To begin answering these questions, we turned to existing research from the non business world. Psychologist Albert Bandura, for example, developed social cognitive theory to explain how behavior — including abusive behavior — is learned from role models. For modeling to be successful, Bandura argued, an observer must pay attention to the modeled behavior, remember the behavior and be motivated to reproduce it. Despite what the theory suggests, however, other studies show that many individuals do not model observed behavior.

These conflicting bodies of research suggest that the processes that interrupt cycles of abuse are not well understood. So we turned to research on identity and identification to understand when and why abused supervisors in particular might change course by being less abusive and more ethical leaders.

We tested our idea across several studies and found that when they disidentified with their manager, those who experienced abuse demonstrated more ethical leadership behaviors than those who weren’t mistreated. In other words, being abused by a fictional manager and seeing yourself as different from him or her made participants moreethical than participants who weren’t mistreated.

In contrast, when supervisors relied less on their moral identity, abuse from their managers did not result in any significant disidentification.
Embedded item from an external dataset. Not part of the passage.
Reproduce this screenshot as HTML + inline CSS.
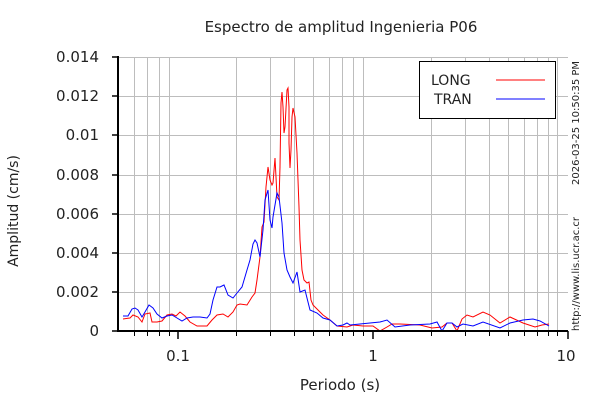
<!DOCTYPE html><html><head><style>body{margin:0;background:#fff}</style></head><body>
<svg width="600" height="400" xmlns="http://www.w3.org/2000/svg" font-family="DejaVu Sans, Liberation Sans, sans-serif">
<rect width="600" height="400" fill="#fff"/>
<g stroke="#bdbdbd" stroke-width="1">
<line x1="118" y1="57.5" x2="568" y2="57.5"/><line x1="118" y1="96.5" x2="568" y2="96.5"/><line x1="118" y1="135.5" x2="568" y2="135.5"/><line x1="118" y1="175.5" x2="568" y2="175.5"/><line x1="118" y1="214.5" x2="568" y2="214.5"/><line x1="118" y1="253.5" x2="568" y2="253.5"/><line x1="118" y1="292.5" x2="568" y2="292.5"/>
<line x1="134.5" y1="57" x2="134.5" y2="331"/><line x1="147.5" y1="57" x2="147.5" y2="331"/><line x1="159.5" y1="57" x2="159.5" y2="331"/><line x1="169.5" y1="57" x2="169.5" y2="331"/>
<line x1="236.5" y1="57" x2="236.5" y2="331"/><line x1="270.5" y1="57" x2="270.5" y2="331"/><line x1="294.5" y1="57" x2="294.5" y2="331"/><line x1="313.5" y1="57" x2="313.5" y2="331"/><line x1="329.5" y1="57" x2="329.5" y2="331"/><line x1="342.5" y1="57" x2="342.5" y2="331"/><line x1="353.5" y1="57" x2="353.5" y2="331"/><line x1="363.5" y1="57" x2="363.5" y2="331"/>
<line x1="431.5" y1="57" x2="431.5" y2="331"/><line x1="465.5" y1="57" x2="465.5" y2="331"/><line x1="489.5" y1="57" x2="489.5" y2="331"/><line x1="508.5" y1="57" x2="508.5" y2="331"/><line x1="524.5" y1="57" x2="524.5" y2="331"/><line x1="537.5" y1="57" x2="537.5" y2="331"/><line x1="548.5" y1="57" x2="548.5" y2="331"/><line x1="557.5" y1="57" x2="557.5" y2="331"/>
</g>
<polyline fill="none" stroke="#f00" stroke-width="1" points="123,319 130,318 133,315 138,317 142,322 145,314 150,313 152,322 157,322 162,321 167,315 172,314 176,316 180,312 185,316 190,322 197,326 207,326 212,320 217,315 223,314 228,317 233,312 237,305 240,304 247,305 252,297 255,293 257,280 260,257 262,227 264,222 266,187 268,167 270,180 272,185 273,183 275,158 276,177 277,197 279,200 280,167 281,103 282,92 283,107 284,133 285,127 287,90 288,88 289,107 289,143 290,168 291,150 292,117 293,108 295,117 297,153 299,207 300,240 302,270 304,280 307,283 309,282 311,300 313,305 318,310 323,315 330,320 337,326 347,327 353,325 363,326 373,326 380,331 387,327 392,324 400,324 420,325 432,328 442,327 447,323 452,323 457,331 462,319 467,315 473,317 483,312 490,315 500,323 510,317 523,323 535,327 542,325 549,324"/>
<polyline fill="none" stroke="#00f" stroke-width="1" points="123,316 128,316 132,309 135,308 138,310 142,317 145,312 149,305 153,308 157,314 162,318 167,316 172,315 177,318 182,321 187,318 193,317 200,317 207,318 210,314 213,300 217,287 220,287 224,285 228,295 233,298 237,293 242,287 247,270 250,260 253,244 255,240 257,243 260,257 263,230 265,200 268,190 270,220 272,228 273,217 277,193 279,197 282,223 284,253 287,270 290,277 293,283 297,272 300,292 305,290 310,310 317,313 323,318 330,320 337,326 343,325 347,323 350,325 360,324 370,323 380,322 387,320 395,327 410,325 430,324 437,322 442,331 447,323 452,323 457,327 463,324 473,326 483,322 500,328 510,323 523,320 533,319 540,321 549,326"/>
<g stroke="#000" stroke-width="2"><line x1="118" y1="56" x2="118" y2="332"/><line x1="117" y1="331" x2="568" y2="331"/></g>
<g stroke="#000" stroke-width="1.5">
<line x1="112" y1="57" x2="118" y2="57"/><line x1="112" y1="96" x2="118" y2="96"/><line x1="112" y1="135" x2="118" y2="135"/><line x1="112" y1="175" x2="118" y2="175"/><line x1="112" y1="214" x2="118" y2="214"/><line x1="112" y1="253" x2="118" y2="253"/><line x1="112" y1="292" x2="118" y2="292"/><line x1="112" y1="331" x2="118" y2="331"/>
<line x1="178" y1="331" x2="178" y2="339"/><line x1="373" y1="331" x2="373" y2="339"/><line x1="568" y1="331" x2="568" y2="339"/>
</g>
<g stroke="#000" stroke-width="1">
<line x1="134.5" y1="331" x2="134.5" y2="336"/><line x1="147.5" y1="331" x2="147.5" y2="336"/><line x1="159.5" y1="331" x2="159.5" y2="336"/><line x1="169.5" y1="331" x2="169.5" y2="336"/>
<line x1="236.5" y1="331" x2="236.5" y2="336"/><line x1="270.5" y1="331" x2="270.5" y2="336"/><line x1="294.5" y1="331" x2="294.5" y2="336"/><line x1="313.5" y1="331" x2="313.5" y2="336"/><line x1="329.5" y1="331" x2="329.5" y2="336"/><line x1="342.5" y1="331" x2="342.5" y2="336"/><line x1="353.5" y1="331" x2="353.5" y2="336"/><line x1="363.5" y1="331" x2="363.5" y2="336"/>
<line x1="431.5" y1="331" x2="431.5" y2="336"/><line x1="465.5" y1="331" x2="465.5" y2="336"/><line x1="489.5" y1="331" x2="489.5" y2="336"/><line x1="508.5" y1="331" x2="508.5" y2="336"/><line x1="524.5" y1="331" x2="524.5" y2="336"/><line x1="537.5" y1="331" x2="537.5" y2="336"/><line x1="548.5" y1="331" x2="548.5" y2="336"/><line x1="557.5" y1="331" x2="557.5" y2="336"/>
</g>
<g font-size="15" fill="#222" text-anchor="end">
<text x="99" y="62">0.014</text><text x="99" y="101">0.012</text><text x="99" y="140">0.01</text><text x="99" y="180">0.008</text><text x="99" y="219">0.006</text><text x="99" y="258">0.004</text><text x="99" y="297">0.002</text><text x="99" y="336">0</text>
</g>
<g font-size="15" fill="#222" text-anchor="middle">
<text x="178" y="361">0.1</text><text x="373" y="361">1</text><text x="566" y="361">10</text>
<text x="340" y="390">Periodo (s)</text>
<text x="341" y="32">Espectro de amplitud Ingenieria P06</text>
</g>
<text transform="translate(18,211) rotate(-90)" font-size="14" fill="#222" text-anchor="middle">Amplitud (cm/s)</text>
<rect x="419.5" y="61.5" width="136" height="57" fill="#fff" stroke="#000"/>
<text x="431" y="85" font-size="14" fill="#222">LONG</text>
<text x="434" y="104" font-size="14" fill="#222">TRAN</text>
<line x1="496" y1="80" x2="545" y2="80" stroke="#f00"/>
<line x1="496" y1="99" x2="545" y2="99" stroke="#00f"/>
<g font-size="10" fill="#222"><text transform="translate(579,185) rotate(-90)">2026-03-25 10:50:35 PM</text><text transform="translate(579,331) rotate(-90)">http://www.lis.ucr.ac.cr</text></g>
</svg></body></html>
So what should employees and leaders take away from our research?

Individuals might be able to inoculate themselves from the abuses of their supervisor through disidentification, which can lead to more ethical and less abusive behavior. This suggests the cycle of abuse isn’t inevitable in organizations. But if efforts to short-circuit the modeling of bad behaviors are to be successful, organizations should select supervisors who have strong moral identities, or work to strengthen the moral identities of current managers.